My heart clenched, thinking about it. I wasn’t just telling a story, I was letting her into my world, unearthing something buried.

“I was eleven when my dad got his third DUI,” I said, and that number— third —landed like a punch. “I remember standing at the door when the deputy knocked. He had his hat in his hand. Looked like he hated being there when a kid answers.”

“I’m sorry.” And I knew she meant it.

“But the worst part?” I went on. “It wasn’t the arrest. It wasn’t the license getting taken or the jail time. It was my parents. The way they reacted.”

Her eyes didn’t judge, and she held my hand.

“They blamed everyone,” I said. “The police. The judge. The system. Said it was harassment. That it wasn’t fair.

Never once did they say, I could’ve killed someone.

Never once did they apologize. And the really messed-up part?

They convinced me— me , an eleven-year-old kid, that I should become a lawyer.

That I could help them fix things. That I could help people like my dad, so I spent the next decade taking the classes to get me into the college that would get me into law school, and here I am. ”

Tears stung the corners of my eyes, but I didn’t let them fall.

She held my hand tighter.

“I can’t even imagine,” she said softly.

“The only thing that helped my dad,” I said quietly, “was the grave. That was the only thing that stopped his drinking.”

She drew in a slow, shaky breath.

“I’d been the one to take care of them, pick up the pieces, work several jobs as a teen to help pay their legal bills.

My brother inherited the genetics of self-preservation, and I was born with the guilt gene.

I’d always been there…but my dad had one last accident, and I didn’t make it to the hospital in time.

” I shook my head and cleared my throat.

“I didn’t show up when it counted, when the guardrails mangled his vehicle or the other way around. ”

“That is horrific.”

I nodded. “But I thank God every single day that no one else was hurt.”

She squeezed my hand harder. “That’s not your fault. You were there when it mattered, when he was alive. You tried your best, Ben. You were handed something no child should have to deal with, no teenager should have to worry about, and no college student should have to try to fix.”

My eyes met hers, and I smiled slowly. “Where were you when I was fifteen? I could have used your wisdom.”

“Maybe up in Wisconsin, waiting for my person to experience life in a way I hadn’t.”

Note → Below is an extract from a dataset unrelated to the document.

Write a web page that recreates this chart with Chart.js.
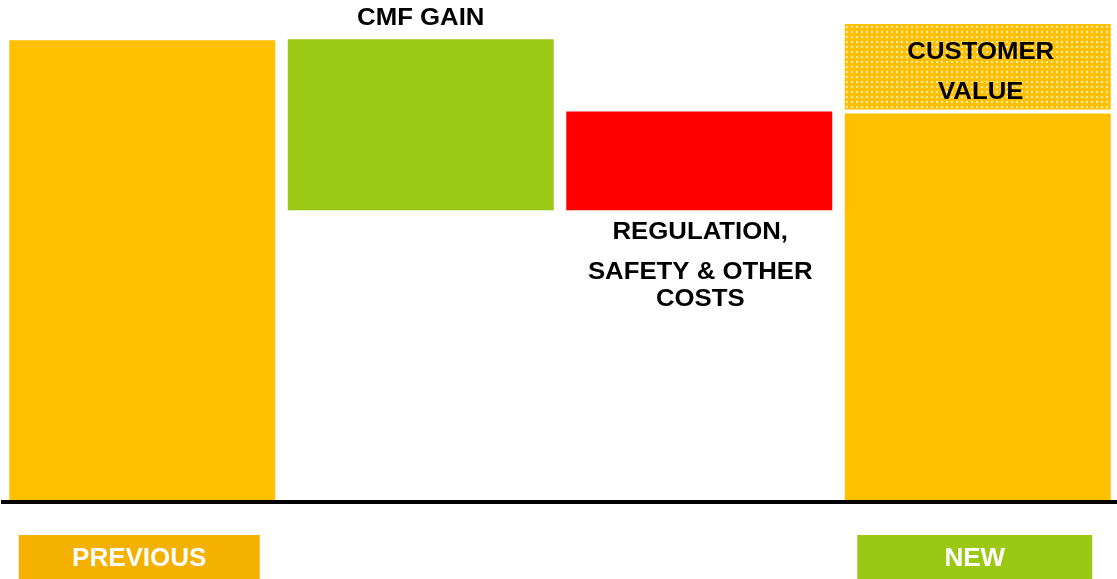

Her words sank into my bones, and I nodded slowly. “Maybe, it’s as simple as that.”

“What happened to your mom?”

“She followed about six years later. But emotionally? She was gone the second he was buried. She floated through the rest of her life like it didn’t matter anymore. Her liver could only take so much.”

“Wow.”

“I kept trying,” I continued. “Law school. Clerkships. Long hours. Promotions. Failed Marriage. But they had a disease, and I was a kid who didn’t understand that when I’d made all my life choices, but I was still playing pretend, and the money was enticing.”

Regret, shame, and grief filled my veins as I steadied my gaze on her.

“I never even wanted to be a lawyer. I just didn’t know how to want anything else.”

Something inside me broke and stitched itself back together all at once, just by the look in her eyes.

“I don’t know what to say, except I’m sorry. I’m sorry you went through that. That you carried all of that for so long alone.”

“I didn’t want to bring it here. I didn’t want to bring it to you. ”

She shook her head. “That’s not how this works. You don’t get to decide what part of yourself is acceptable. If we’re going to do this, if we’re going to mean something, then I get all of it. Even the hard stuff.”

Something flickered in her expression. Not quite relief. Not quite fear.

Maybe both.

She leaned her head on my shoulder again, and we sat there, wrapped in silence and fireflies and the unspoken agreement that maybe, for the first time, I wasn’t alone in the wreckage.

And for the first time ever, I realized Fifi was the person who helped me figure out what I did want, and that love wasn’t about fixing someone.

It was about standing beside one another while rebuilding.